12 August 2013

The Movable Sabbath

I've been quite busy in the past few months. Thanks for the emails. I've been ever the itinerant, and only of recent have been united with my laptop. Enough to post one or two things, hopefully more...

I'd traveled to Dipolog recently. The city is small, clean, relaxed, and has an unusually low population. Trade is far from brisk, because of the transportation situation. There is an airport in the area, but shipping is another thing altogether. The place does not seem to have a lot of local crafts-- many of the goods are sourced from Bohol.

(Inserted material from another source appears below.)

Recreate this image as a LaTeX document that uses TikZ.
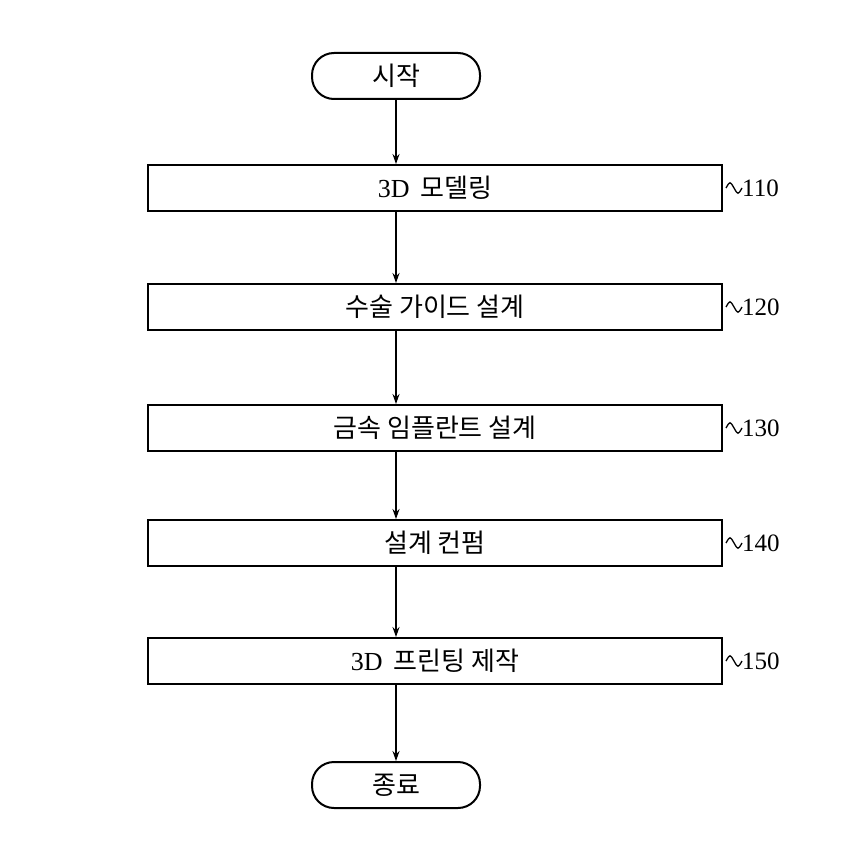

There are no taxis in Dipolog. Everyone gets around by walking, riding jeeps or private vehicles, or taking tricycles. The tricycles are inexpensive. Ten pesos gets you from the airport into town, and twenty pesos to the airport (under the assumption that they will not have any human cargo going back into the center).

Also cute, is that they list their "days off" on the back of their tricycles. This is presumably to regulate the amount of traffic. Another possibility is to keep tricycle-driving viable. In the absence of a scientific method to analyze population-to-tricycle ratios (and with cab drivers in Davao complaining about the glut of cabs that basically makes a lot of them sit around, passenger-less all day) this might be a good idea.

Other cities like Dumaguete have proposed (and tried, and failed) color-coding their tricycles for easy identification of those that should not be on the road.

In Dipolog, the days off are painted on the back of the passenger chamber of the tricycles, together with the tricycle's registration number and the sentence "Keep Dipolog clean".